Seitz Group: Lean Management
Seitz makes valves for various industries, including PET bottle production and nuclear power plants. Four years ago, the company made the decision to keep its production facility in Switzerland despite tremendous cost pressure. CEO Andreas Steiner tells us what actions were taken to boost efficiency following that decision.
Five years ago, Seitz was facing financial trouble. Why was that?
We had invested heavily in hydrogen valves for the automobile industry, but our bet didn’t pay off when the industrial trend headed in a different direction. At the same time, we had somewhat neglected other areas. The cumulative effect of those two actions put us in a difficult situation.
How did you react?
We had to ask ourselves some strategic questions: Are all of our business units still a good fit for us? Should we continue producing in expensive Switzerland, or move abroad? It turned out that Switzerland is the most efficient location for us to have our production.
Lean management often generates its own momentum. Suddenly, everyone is seeing even more room for improvement everywhere.
That is surprising. Could you explain that?
We managed to heavily automate our production facility. In particular, we invested in robotic systems that not only fit the machines with parts, but also retool them. That way, we can manufacture a different model without manual intervention. Despite the automation, we did not have to cut the number of employees, because we now also make the parts ourselves that we used to procure from suppliers.
In 2011, Seitz received the Swiss Lean Award. What part of the award was lean?
The “lean” refers to production, so the award was for having lean production practices – in other words, preventing waste. Switzerland has been an expensive country to produce in for a long time, and Seitz realized early that efficiency is the key to securing Swiss jobs. The fact that our production process was already designed to be lean even before the European debt crisis was a tremendous help to us. Otherwise, the strong Swiss franc would have affected us a lot more.
Is your production plant the only part of your company that works according to lean criteria?

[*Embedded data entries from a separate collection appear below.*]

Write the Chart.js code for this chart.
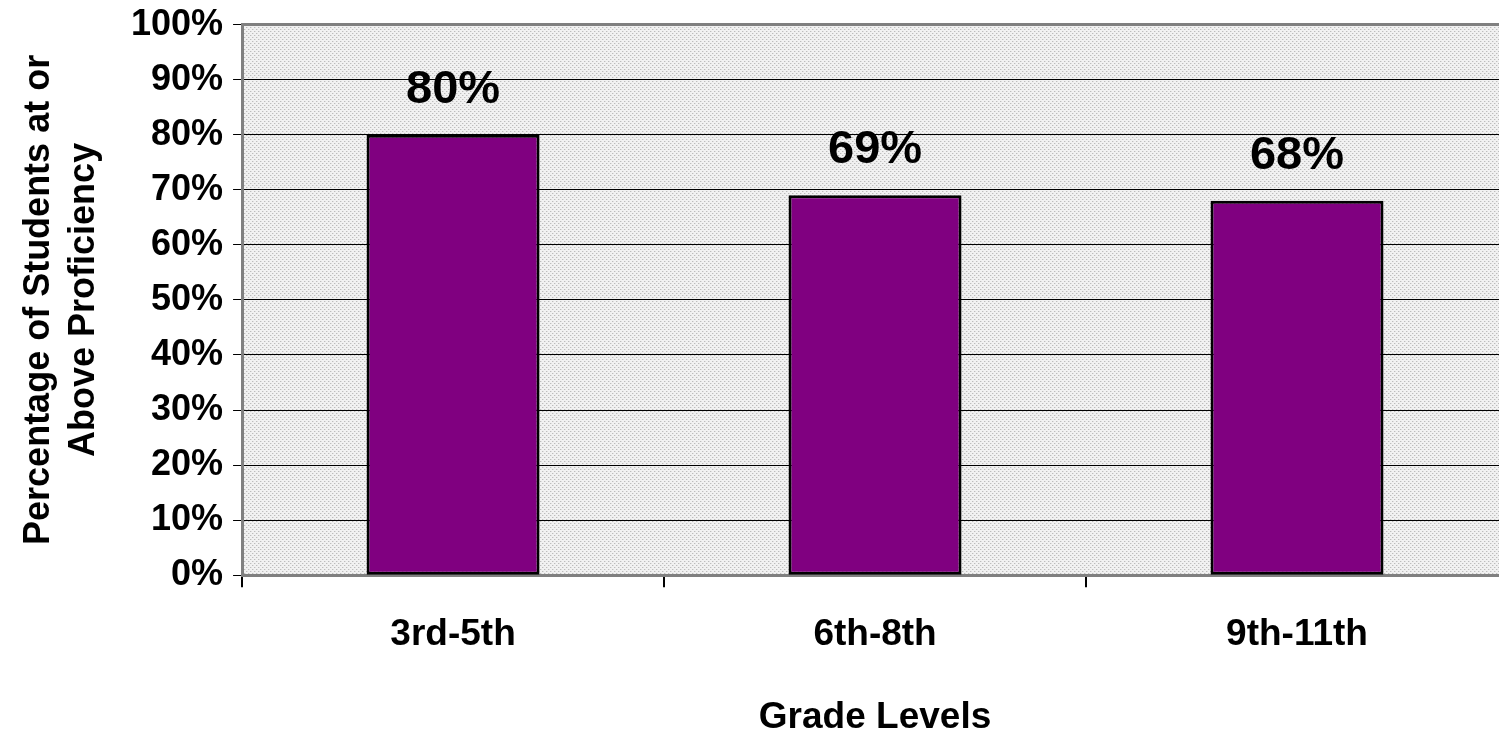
<!DOCTYPE html>
<html>
<head>
<meta charset="utf-8">
<script src="https://cdn.jsdelivr.net/npm/chart.js@4.4.1/dist/chart.umd.min.js"></script>
<style>
html,body{margin:0;padding:0;background:#fff;overflow:hidden;}
#wrap{width:1508px;height:747px;margin-top:-7px;}
</style>
</head>
<body>
<div id="wrap"><canvas id="c" width="1508" height="747"></canvas></div>
<script>
const categories = ["3rd-5th", "6th-8th", "9th-11th"];
const proficiency = [80, 69, 68];
const dataLabels = ["80%", "69%", "68%"];
const yTitle = ["Percentage of Students at or", "Above Proficiency"];
const xTitle = "Grade Levels";

const FONT = "'Liberation Sans', Arial, sans-serif";

function makePattern(ctx) {
  const p = document.createElement('canvas');
  p.width = 4; p.height = 4;
  const pc = p.getContext('2d');
  pc.fillStyle = '#f1f1f1';
  pc.fillRect(0, 0, 4, 4);
  pc.fillStyle = '#bcbcbc';
  pc.fillRect(0, 0, 1, 1);
  pc.fillRect(2, 2, 1, 1);
  pc.fillStyle = '#dedede';
  pc.fillRect(1, 0, 1, 1);
  pc.fillRect(3, 2, 1, 1);
  return ctx.createPattern(p, 'repeat');
}

const bgPlugin = {
  id: 'bg',
  beforeDraw(chart) {
    const {ctx, chartArea: a} = chart;
    ctx.save();
    ctx.fillStyle = makePattern(ctx);
    ctx.fillRect(a.left, a.top, a.right - a.left, a.bottom - a.top);
    ctx.restore();
  },
  afterDraw(chart) {
    const {ctx, chartArea: a} = chart;
    ctx.save();
    ctx.strokeStyle = '#808080';
    ctx.lineWidth = 3;
    ctx.beginPath();
    ctx.moveTo(a.left, a.top);
    ctx.lineTo(a.right, a.top);
    ctx.stroke();
    ctx.restore();
  }
};

const labelPlugin = {
  id: 'vals',
  afterDatasetsDraw(chart) {
    const {ctx} = chart;
    const meta = chart.getDatasetMeta(0);
    ctx.save();
    ctx.font = "bold 47px " + FONT;
    ctx.fillStyle = '#000';
    ctx.textAlign = 'center';
    ctx.textBaseline = 'alphabetic';
    meta.data.forEach((bar, i) => {
      ctx.fillText(dataLabels[i], bar.x, bar.y - 32);
    });
    ctx.restore();
  }
};

new Chart(document.getElementById('c'), {
  type: 'bar',
  data: {
    labels: categories,
    datasets: [{
      data: proficiency,
      backgroundColor: '#800080',
      borderColor: '#000000',
      borderWidth: 3,
      borderSkipped: false,
      barPercentage: 0.41,
      categoryPercentage: 1.0
    }]
  },
  options: {
    responsive: false,
    animation: false,
    devicePixelRatio: 1,
    layout: {padding: {top: 0, right: 0, bottom: 0, left: 17}},
    plugins: {legend: {display: false}, tooltip: {enabled: false}},
    scales: {
      x: {
        offset: true,
        grid: {offset: true, drawOnChartArea: false, display: true, tickLength: 12, color: '#000', lineWidth: 2},
        border: {color: '#808080', width: 3},
        ticks: {font: {family: FONT, size: 37, weight: 'bold'}, color: '#000', padding: 25},
        title: {display: true, text: xTitle, font: {family: FONT, size: 37, weight: 'bold'}, color: '#000', padding: {top: 14, bottom: 0}}
      },
      y: {
        min: 0, max: 100,
        ticks: {stepSize: 10, callback: v => v + '%', font: {family: FONT, size: 36, weight: 'bold'}, color: '#000', padding: 10},
        grid: {color: '#000', lineWidth: 1, tickLength: 9, tickColor: '#000'},
        border: {color: '#808080', width: 3},
        title: {display: true, text: yTitle, font: {family: FONT, size: 36, weight: 'bold', lineHeight: 1.25}, color: '#000', padding: {top: 0, bottom: 14}}
      }
    }
  },
  plugins: [bgPlugin, labelPlugin]
});
</script>
</body>
</html>
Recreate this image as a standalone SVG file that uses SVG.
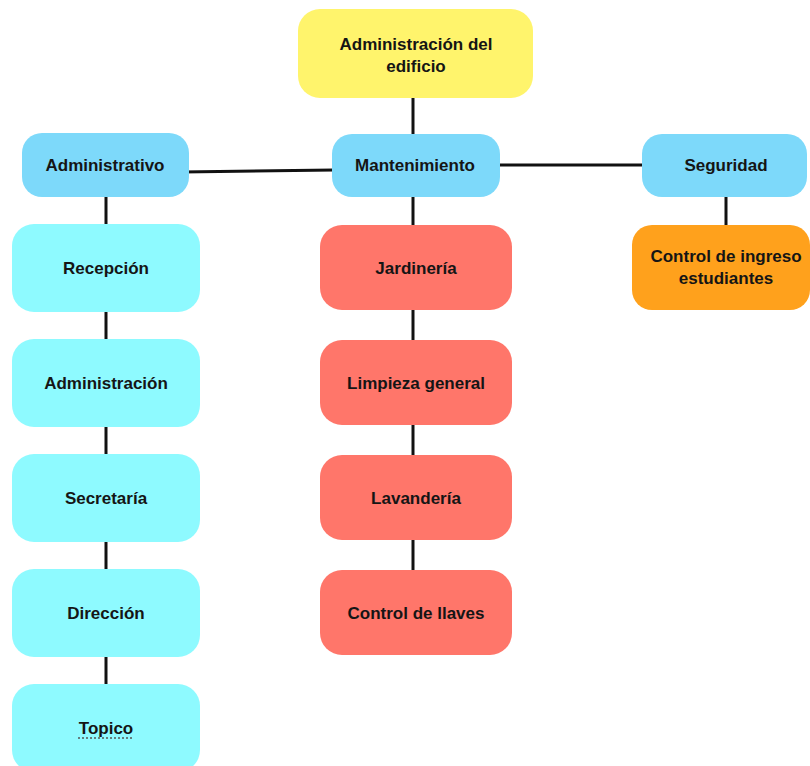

Most people refer primarily to production processes when they used the word “lean.” However, the lean methodology does not have its full effect until all areas of the business are involved. Right now, we are restructuring our offices according to lean practices. To this end, we have appointed a number of employees as lean coaches. They attend classes, devise measures, and then get their coworkers involved. Lean management often generates its own momentum. Suddenly, everyone is seeing even more room for improvement everywhere.
Can you give some examples?
Until just recently, it was taking us way too long to produce prototypes. We then analyzed the entire process and counted a total of 149 steps. Through more rigorous planning of the production process and eliminating unnecessary steps, we managed to cut the production time roughly in half.
And what about administration? What does lean look like there?
Order is important in that area, as well, because having to look for things is a form of waste. I used to have various stacks of folders on my desk. Today, everything is within reach and divided into three categories: things I use daily, weekly, and monthly. Everything has its assigned place. If anything happens to me, my deputy can immediately find what he needs.
Hopefully, that won’t be necessary. But your successor was announced just recently. What changes are about to take place at Seitz?
For the time being, none. But over the medium term, Fabian Seitz, the son of our company’s owner, Urs Seitz, will be taking over my function. I already knew that when I was hired. Fabian Seitz is currently earning his stripes outside the company so that he will possess the necessary skills when it comes time to assume his position as CEO.